Your goal:
Find the line containing "Rebuild this chart" and copy it exactly, along with every line after it up to and including the line containing "2.9, 2.3, 2.8]". Copy nothing else.

Raw records:

= = =

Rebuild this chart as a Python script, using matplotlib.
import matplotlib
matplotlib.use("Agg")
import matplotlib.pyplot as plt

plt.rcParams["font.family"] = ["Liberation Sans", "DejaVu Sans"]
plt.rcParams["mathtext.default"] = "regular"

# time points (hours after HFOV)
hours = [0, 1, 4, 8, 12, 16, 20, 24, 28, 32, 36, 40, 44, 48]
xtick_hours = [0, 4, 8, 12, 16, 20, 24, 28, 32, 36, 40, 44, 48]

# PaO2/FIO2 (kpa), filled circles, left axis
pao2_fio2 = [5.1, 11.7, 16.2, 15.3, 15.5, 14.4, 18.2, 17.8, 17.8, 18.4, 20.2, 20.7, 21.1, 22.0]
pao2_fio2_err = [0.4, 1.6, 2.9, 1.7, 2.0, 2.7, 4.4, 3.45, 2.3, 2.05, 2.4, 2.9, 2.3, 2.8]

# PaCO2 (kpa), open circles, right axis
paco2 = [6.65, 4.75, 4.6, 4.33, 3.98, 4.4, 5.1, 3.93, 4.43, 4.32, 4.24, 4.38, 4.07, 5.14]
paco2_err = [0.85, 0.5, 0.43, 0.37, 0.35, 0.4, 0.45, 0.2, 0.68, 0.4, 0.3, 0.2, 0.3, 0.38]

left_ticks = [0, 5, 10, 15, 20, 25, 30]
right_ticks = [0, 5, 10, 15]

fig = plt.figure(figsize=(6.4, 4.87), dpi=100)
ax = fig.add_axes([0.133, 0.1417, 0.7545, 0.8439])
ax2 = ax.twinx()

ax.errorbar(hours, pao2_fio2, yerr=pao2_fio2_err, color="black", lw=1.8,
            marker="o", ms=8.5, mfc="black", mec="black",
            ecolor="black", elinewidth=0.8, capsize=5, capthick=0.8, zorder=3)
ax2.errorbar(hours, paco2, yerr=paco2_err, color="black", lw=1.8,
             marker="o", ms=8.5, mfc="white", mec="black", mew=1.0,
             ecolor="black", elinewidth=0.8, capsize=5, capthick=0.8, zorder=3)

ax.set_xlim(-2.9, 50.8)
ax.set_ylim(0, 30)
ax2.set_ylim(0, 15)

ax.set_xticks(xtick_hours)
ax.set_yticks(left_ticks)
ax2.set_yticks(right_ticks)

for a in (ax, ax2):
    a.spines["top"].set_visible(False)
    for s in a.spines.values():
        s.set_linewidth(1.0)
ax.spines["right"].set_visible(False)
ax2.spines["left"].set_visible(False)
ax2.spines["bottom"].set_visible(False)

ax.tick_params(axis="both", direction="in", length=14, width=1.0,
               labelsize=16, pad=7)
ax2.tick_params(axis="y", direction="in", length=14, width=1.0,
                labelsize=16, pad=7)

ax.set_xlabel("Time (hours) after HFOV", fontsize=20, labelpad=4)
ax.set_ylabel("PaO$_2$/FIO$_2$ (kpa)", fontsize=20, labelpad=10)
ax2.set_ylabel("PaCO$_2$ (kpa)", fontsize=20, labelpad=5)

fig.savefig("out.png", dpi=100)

= = =

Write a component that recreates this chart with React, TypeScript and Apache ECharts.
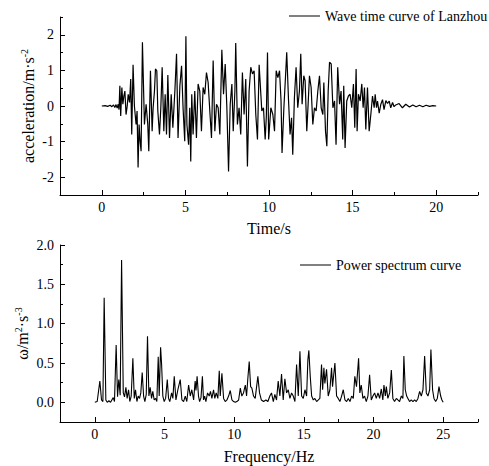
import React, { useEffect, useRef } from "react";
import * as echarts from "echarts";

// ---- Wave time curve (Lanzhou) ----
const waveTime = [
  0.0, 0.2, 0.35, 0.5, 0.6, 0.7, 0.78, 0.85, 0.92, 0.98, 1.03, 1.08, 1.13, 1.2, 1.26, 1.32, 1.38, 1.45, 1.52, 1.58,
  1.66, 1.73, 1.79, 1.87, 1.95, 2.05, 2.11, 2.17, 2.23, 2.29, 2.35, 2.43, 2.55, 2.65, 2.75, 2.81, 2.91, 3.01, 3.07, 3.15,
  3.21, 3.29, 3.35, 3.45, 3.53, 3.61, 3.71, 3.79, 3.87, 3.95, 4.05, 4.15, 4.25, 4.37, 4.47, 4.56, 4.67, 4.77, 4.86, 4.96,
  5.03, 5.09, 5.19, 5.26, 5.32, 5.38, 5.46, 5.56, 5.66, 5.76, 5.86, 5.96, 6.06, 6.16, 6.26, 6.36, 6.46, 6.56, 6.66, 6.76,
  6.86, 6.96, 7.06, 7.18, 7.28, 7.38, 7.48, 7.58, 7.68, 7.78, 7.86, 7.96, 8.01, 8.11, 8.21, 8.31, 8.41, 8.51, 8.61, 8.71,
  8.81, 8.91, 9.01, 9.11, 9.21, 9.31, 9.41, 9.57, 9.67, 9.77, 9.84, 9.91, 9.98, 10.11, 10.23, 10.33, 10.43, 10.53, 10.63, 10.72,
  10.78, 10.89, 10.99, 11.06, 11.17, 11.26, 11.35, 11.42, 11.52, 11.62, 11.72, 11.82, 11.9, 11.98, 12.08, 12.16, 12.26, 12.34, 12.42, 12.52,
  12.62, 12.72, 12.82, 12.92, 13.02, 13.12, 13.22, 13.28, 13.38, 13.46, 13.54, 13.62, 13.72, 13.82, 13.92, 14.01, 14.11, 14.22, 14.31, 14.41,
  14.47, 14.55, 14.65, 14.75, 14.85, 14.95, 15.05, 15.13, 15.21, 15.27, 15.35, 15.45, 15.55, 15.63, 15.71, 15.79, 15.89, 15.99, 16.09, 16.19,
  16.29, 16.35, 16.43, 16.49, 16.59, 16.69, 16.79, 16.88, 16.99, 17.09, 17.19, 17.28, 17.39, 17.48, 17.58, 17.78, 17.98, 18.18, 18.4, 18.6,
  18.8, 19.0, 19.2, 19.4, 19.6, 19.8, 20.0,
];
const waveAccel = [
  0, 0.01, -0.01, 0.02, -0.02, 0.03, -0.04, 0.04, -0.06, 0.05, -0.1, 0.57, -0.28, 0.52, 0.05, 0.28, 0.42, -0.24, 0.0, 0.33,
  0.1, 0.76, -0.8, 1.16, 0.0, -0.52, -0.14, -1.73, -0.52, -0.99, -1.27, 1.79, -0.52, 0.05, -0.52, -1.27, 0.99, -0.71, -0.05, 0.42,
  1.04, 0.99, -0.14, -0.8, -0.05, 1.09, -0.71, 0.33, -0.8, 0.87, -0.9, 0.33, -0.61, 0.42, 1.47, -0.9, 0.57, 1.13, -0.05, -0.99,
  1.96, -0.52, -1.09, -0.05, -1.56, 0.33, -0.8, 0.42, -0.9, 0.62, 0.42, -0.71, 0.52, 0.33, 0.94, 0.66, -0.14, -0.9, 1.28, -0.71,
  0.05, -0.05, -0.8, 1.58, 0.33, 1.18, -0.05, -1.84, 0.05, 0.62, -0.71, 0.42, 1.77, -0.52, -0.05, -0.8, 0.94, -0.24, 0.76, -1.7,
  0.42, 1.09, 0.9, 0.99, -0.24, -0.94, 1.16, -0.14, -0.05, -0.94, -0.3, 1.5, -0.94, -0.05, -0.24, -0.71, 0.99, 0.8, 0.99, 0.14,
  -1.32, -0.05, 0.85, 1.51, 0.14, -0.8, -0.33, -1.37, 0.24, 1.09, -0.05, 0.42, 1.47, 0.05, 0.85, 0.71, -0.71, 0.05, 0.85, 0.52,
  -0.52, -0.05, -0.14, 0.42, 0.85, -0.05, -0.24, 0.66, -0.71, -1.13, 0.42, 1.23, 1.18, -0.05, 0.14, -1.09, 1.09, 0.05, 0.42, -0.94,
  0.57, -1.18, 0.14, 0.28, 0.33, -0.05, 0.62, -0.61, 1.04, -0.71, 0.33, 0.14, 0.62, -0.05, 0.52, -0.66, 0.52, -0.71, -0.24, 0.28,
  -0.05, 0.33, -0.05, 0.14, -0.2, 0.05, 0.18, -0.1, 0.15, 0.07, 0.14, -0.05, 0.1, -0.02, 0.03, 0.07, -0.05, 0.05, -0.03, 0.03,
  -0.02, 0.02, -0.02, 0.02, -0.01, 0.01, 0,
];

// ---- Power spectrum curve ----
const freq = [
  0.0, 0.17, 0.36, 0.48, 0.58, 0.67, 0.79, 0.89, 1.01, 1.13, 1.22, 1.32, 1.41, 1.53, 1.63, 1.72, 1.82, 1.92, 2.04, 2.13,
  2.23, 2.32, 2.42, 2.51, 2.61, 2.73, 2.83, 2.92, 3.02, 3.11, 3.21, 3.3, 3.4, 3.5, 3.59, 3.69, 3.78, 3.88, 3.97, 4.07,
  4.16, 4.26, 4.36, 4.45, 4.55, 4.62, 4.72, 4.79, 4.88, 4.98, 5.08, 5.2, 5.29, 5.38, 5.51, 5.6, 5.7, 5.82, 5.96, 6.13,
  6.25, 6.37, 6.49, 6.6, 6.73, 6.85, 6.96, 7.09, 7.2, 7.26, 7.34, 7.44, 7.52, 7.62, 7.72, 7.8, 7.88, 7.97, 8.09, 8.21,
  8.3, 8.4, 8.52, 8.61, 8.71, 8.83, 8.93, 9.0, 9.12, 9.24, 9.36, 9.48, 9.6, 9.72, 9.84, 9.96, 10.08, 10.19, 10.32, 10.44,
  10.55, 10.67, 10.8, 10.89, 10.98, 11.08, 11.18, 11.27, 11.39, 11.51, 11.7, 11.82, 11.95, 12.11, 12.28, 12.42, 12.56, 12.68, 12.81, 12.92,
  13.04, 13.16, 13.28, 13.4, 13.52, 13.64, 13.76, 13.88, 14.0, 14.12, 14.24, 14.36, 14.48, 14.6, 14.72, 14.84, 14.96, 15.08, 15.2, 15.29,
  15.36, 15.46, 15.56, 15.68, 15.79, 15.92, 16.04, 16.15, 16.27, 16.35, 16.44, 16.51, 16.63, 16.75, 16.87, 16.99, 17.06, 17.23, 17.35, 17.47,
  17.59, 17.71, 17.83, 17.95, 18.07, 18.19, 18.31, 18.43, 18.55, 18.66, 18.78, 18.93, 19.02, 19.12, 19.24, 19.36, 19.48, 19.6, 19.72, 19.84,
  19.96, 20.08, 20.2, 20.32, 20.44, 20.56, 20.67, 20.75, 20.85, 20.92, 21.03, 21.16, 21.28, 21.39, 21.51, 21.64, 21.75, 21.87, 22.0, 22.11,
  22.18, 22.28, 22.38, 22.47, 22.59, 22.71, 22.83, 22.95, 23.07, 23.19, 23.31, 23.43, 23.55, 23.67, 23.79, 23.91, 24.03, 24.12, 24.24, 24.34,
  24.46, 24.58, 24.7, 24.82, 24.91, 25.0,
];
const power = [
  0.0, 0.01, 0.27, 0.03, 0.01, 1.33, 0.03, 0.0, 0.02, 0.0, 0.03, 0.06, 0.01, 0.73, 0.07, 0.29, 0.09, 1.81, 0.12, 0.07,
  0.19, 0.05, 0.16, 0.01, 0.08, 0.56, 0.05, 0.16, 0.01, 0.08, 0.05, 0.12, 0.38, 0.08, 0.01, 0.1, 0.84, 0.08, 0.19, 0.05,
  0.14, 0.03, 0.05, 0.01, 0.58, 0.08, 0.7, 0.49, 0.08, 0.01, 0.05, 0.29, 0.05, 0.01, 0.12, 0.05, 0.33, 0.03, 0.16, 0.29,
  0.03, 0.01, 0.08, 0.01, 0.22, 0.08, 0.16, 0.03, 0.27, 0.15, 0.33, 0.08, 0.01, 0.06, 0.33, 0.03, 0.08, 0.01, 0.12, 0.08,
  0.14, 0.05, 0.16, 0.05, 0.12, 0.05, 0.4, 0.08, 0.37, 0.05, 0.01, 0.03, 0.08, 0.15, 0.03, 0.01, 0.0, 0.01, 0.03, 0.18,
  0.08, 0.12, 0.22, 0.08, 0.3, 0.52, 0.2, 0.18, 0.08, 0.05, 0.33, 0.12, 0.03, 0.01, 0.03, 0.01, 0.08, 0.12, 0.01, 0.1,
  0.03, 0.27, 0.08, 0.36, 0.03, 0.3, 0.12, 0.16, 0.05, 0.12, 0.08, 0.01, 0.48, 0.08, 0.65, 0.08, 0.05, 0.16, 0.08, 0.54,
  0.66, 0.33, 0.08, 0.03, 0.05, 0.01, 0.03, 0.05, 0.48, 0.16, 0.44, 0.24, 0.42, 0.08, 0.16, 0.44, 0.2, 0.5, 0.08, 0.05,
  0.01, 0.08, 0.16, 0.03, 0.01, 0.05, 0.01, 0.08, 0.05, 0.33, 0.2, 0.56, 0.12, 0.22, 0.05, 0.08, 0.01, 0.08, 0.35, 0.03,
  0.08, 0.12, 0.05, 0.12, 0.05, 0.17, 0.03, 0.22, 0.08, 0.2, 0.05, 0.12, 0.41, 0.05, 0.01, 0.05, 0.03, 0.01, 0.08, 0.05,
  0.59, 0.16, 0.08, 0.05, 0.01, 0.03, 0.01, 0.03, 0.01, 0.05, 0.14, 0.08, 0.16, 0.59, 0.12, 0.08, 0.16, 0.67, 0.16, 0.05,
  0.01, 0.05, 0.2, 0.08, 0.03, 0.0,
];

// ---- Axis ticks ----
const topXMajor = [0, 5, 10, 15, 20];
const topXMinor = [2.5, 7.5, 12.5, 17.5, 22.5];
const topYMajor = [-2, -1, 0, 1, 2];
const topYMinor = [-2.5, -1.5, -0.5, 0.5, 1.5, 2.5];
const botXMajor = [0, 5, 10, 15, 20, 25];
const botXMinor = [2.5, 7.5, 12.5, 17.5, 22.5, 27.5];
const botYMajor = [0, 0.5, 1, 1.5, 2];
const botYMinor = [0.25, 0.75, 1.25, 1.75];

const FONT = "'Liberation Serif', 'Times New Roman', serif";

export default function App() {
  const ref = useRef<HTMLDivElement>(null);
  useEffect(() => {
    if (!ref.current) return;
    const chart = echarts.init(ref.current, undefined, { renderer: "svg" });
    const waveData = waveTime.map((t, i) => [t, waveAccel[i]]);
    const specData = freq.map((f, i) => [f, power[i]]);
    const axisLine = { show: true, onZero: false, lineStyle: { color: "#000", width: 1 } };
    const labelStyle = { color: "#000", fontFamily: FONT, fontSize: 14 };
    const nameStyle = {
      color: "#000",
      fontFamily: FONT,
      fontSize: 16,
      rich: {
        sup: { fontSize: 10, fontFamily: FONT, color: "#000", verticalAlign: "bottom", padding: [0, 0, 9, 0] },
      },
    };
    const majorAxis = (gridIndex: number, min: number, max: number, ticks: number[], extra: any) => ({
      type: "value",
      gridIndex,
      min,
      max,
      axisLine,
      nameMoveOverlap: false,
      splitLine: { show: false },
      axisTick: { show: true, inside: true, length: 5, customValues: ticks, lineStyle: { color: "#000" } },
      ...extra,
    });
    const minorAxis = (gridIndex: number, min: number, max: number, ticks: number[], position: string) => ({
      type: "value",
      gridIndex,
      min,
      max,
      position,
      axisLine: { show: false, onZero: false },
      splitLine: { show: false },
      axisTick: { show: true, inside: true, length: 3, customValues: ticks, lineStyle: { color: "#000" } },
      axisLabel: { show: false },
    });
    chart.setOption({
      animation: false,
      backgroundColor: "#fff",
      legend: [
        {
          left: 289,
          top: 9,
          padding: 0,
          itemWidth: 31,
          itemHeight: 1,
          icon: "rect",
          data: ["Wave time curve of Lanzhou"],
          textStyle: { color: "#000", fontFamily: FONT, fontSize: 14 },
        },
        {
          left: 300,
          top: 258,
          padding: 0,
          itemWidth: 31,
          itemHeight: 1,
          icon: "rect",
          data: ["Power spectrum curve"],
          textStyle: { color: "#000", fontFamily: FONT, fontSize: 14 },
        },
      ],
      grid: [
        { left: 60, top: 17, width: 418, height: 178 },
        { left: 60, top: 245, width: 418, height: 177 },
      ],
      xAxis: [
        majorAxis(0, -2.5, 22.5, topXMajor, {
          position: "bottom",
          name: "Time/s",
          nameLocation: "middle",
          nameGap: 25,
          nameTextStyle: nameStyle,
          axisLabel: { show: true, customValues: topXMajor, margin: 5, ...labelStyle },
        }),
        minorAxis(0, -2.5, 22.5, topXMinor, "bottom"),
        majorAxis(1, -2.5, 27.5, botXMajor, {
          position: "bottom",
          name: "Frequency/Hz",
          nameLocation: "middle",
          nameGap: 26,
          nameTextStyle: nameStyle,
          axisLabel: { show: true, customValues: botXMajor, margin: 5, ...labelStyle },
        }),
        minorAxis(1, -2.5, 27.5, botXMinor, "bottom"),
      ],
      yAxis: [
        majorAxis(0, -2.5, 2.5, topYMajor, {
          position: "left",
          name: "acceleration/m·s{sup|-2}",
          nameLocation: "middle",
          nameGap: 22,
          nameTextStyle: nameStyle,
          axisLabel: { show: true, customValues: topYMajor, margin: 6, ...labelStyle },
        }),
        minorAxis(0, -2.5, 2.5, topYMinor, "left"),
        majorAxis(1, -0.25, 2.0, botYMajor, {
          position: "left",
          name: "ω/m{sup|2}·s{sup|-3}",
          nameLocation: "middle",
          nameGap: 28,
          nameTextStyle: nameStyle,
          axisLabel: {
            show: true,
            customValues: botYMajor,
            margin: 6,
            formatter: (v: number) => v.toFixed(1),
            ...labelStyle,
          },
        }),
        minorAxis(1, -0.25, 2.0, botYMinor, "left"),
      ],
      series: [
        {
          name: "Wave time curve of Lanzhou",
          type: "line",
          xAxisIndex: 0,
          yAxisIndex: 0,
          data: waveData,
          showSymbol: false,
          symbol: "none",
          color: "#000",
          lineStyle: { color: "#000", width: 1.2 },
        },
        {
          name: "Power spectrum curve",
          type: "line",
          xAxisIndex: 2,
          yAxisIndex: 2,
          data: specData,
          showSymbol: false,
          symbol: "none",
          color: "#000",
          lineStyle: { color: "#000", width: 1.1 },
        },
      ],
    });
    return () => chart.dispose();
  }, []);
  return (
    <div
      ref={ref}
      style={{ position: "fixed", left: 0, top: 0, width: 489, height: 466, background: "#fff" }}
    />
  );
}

= = =

Answer for the task:
Rebuild this chart as a Python script, using matplotlib.
import matplotlib
matplotlib.use("Agg")
import matplotlib.pyplot as plt

plt.rcParams["font.family"] = ["Liberation Sans", "DejaVu Sans"]
plt.rcParams["mathtext.default"] = "regular"

# time points (hours after HFOV)
hours = [0, 1, 4, 8, 12, 16, 20, 24, 28, 32, 36, 40, 44, 48]
xtick_hours = [0, 4, 8, 12, 16, 20, 24, 28, 32, 36, 40, 44, 48]

# PaO2/FIO2 (kpa), filled circles, left axis
pao2_fio2 = [5.1, 11.7, 16.2, 15.3, 15.5, 14.4, 18.2, 17.8, 17.8, 18.4, 20.2, 20.7, 21.1, 22.0]
pao2_fio2_err = [0.4, 1.6, 2.9, 1.7, 2.0, 2.7, 4.4, 3.45, 2.3, 2.05, 2.4, 2.9, 2.3, 2.8]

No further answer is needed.